#### Dataset section
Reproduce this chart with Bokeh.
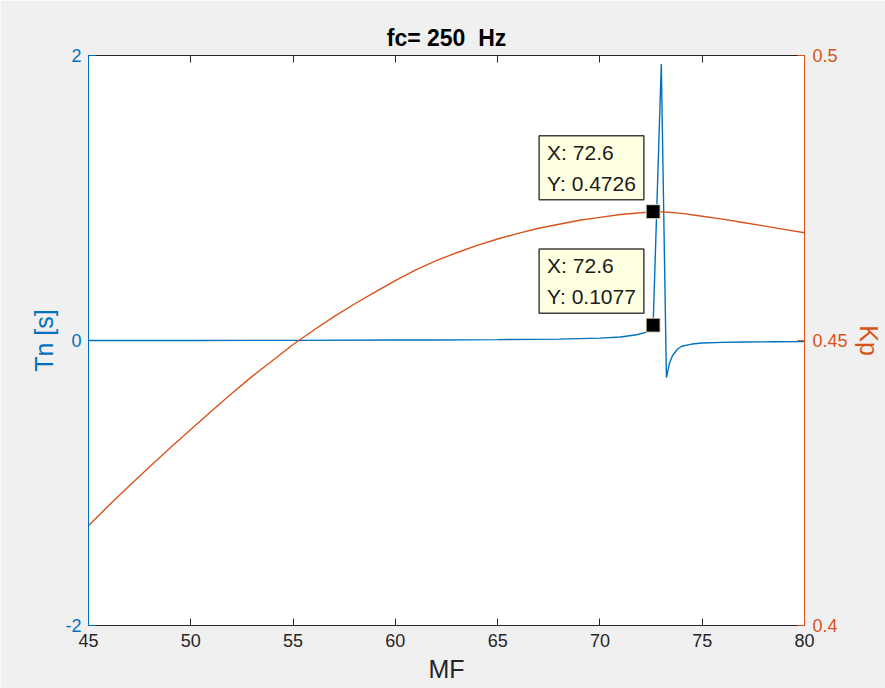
import math
from bokeh.plotting import figure
from bokeh.models import Range1d, LinearAxis, FixedTicker, Label, ColumnDataSource, CustomJSTickFormatter
from bokeh.embed import file_html
from bokeh.resources import INLINE

# ---- data ----
mf_tn = [45, 50, 55, 60, 62, 65, 68, 70, 71, 71.8, 72.2, 72.4, 72.6, 73.0, 73.25, 73.4, 73.55, 73.8, 74.0, 74.5, 75.0, 76.0, 77.0, 78.5, 80.0]
tn = [0.0, 0.0, 0.001, 0.003, 0.004, 0.006, 0.010, 0.017, 0.025, 0.040, 0.055, 0.070, 0.1077, 1.94, -0.26, -0.16, -0.105, -0.06, -0.04, -0.025, -0.018, -0.013, -0.011, -0.009, -0.008]

mf_kp = [45, 46, 47, 48, 49, 50, 51, 52, 53, 54, 55, 56, 57, 58, 59, 60, 61, 62, 63, 64, 65, 66, 67, 68, 69, 70, 71, 72, 72.6, 73, 74, 75, 76, 77, 78, 79, 80]
kp = [0.4175, 0.4211, 0.4245, 0.4279, 0.4312, 0.4344, 0.4376, 0.4407, 0.4437, 0.4465, 0.4493, 0.4518, 0.4542, 0.4564, 0.4585, 0.4605, 0.4624, 0.4640, 0.4654, 0.4667, 0.4678, 0.4688, 0.4697, 0.4704, 0.4711, 0.4716, 0.4721, 0.4724, 0.4726, 0.4726, 0.4723, 0.4718, 0.4713, 0.4707, 0.4701, 0.4695, 0.4689]

x_ticks = [45, 50, 55, 60, 65, 70, 75, 80]
tn_ticks = [-2, 0, 2]
kp_ticks = [0.4, 0.45, 0.5]

tip_tn = (72.6, 0.1077)
tip_kp = (72.6, 0.4726)

title_text = "fc= 250\u00a0 Hz"

BLUE = "#0072BD"
ORANGE = "#D95319"
DARK = "#262626"
FONT = "Liberation Sans"

fmt = CustomJSTickFormatter(code="return String(Number(tick.toFixed(4)));")

p = figure(width=885, height=688, x_range=Range1d(45, 80), y_range=Range1d(-2, 2),
           output_backend="svg", toolbar_location=None,
           min_border_left=88, min_border_right=78, min_border_top=55, min_border_bottom=63,
           background_fill_color="white", border_fill_color="#f0f0f0",
           outline_line_color=DARK, outline_line_width=1)
p.extra_y_ranges = {"kp": Range1d(0.4, 0.5)}
p.grid.visible = False

p.title.text = title_text
p.title.align = "center"
p.title.text_font = FONT
p.title.text_font_size = "23px"
p.title.text_font_style = "bold"
p.title.text_color = "#000000"
p.title.standoff = 9

def style_axis(ax, color, ticks):
    ax.ticker = FixedTicker(ticks=ticks)
    ax.formatter = fmt
    ax.major_tick_in = 7
    ax.major_tick_out = 0
    ax.minor_tick_line_color = None
    ax.axis_line_color = color
    ax.major_tick_line_color = color
    ax.major_label_text_color = color
    ax.major_label_text_font = FONT
    ax.major_label_text_font_size = "18px"
    ax.axis_label_text_color = color
    ax.axis_label_text_font = FONT
    ax.axis_label_text_font_size = "25px"
    ax.axis_label_text_font_style = "normal"

xa = p.xaxis[0]
style_axis(xa, DARK, x_ticks)
xa.axis_label = "MF"
xa.major_label_standoff = 8
xa.axis_label_standoff = 5

ya = p.yaxis[0]
style_axis(ya, BLUE, tn_ticks)
ya.axis_label = "Tn [s]"
ya.major_label_standoff = 7
ya.axis_label_standoff = 4

ra = LinearAxis(y_range_name="kp")
style_axis(ra, ORANGE, kp_ticks)
ra.major_label_standoff = 8
ra.axis_label = "Kp"
ra.axis_label_standoff = 4
p.add_layout(ra, "right")

ta = LinearAxis()
style_axis(ta, DARK, x_ticks)
ta.major_label_text_font_size = "0px"
ta.major_label_standoff = 0
p.add_layout(ta, "above")

src_tn = ColumnDataSource(dict(x=mf_tn, y=tn))
src_kp = ColumnDataSource(dict(x=mf_kp, y=kp))
p.line("x", "y", source=src_tn, line_color=BLUE, line_width=1.4)
p.line("x", "y", source=src_kp, line_color=ORANGE, line_width=1.4, y_range_name="kp")

# data tips
for (tx, ty), rng in ((tip_tn, "default"), (tip_kp, "kp")):
    lab = Label(x=tx, y=ty, y_range_name=rng, text=f"X: {tx}\nY: {ty}",
                text_font=FONT, text_font_size="21px", text_color="#1a1a1a",
                text_align="left", text_baseline="bottom", text_line_height=1.35,
                x_offset=-114, y_offset=12,
                background_fill_color="#ffffe1", border_line_color="#404040", border_line_width=1.5,
                padding=(8, 5))
    p.add_layout(lab)
    p.scatter([tx], [ty], marker="square", size=14, fill_color="black", line_color="#e6e6c8",
              line_width=1, y_range_name=rng)

open("out.html", "w").write(file_html(p, INLINE))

#### Written instruction
Set down again, exactly, the lines of the material above from its first line to the one with "from bokeh.resources import INLINE", inclusive. Leave the pictures out.

#### The output
Reproduce this chart with Bokeh.
import math
from bokeh.plotting import figure
from bokeh.models import Range1d, LinearAxis, FixedTicker, Label, ColumnDataSource, CustomJSTickFormatter
from bokeh.embed import file_html
from bokeh.resources import INLINE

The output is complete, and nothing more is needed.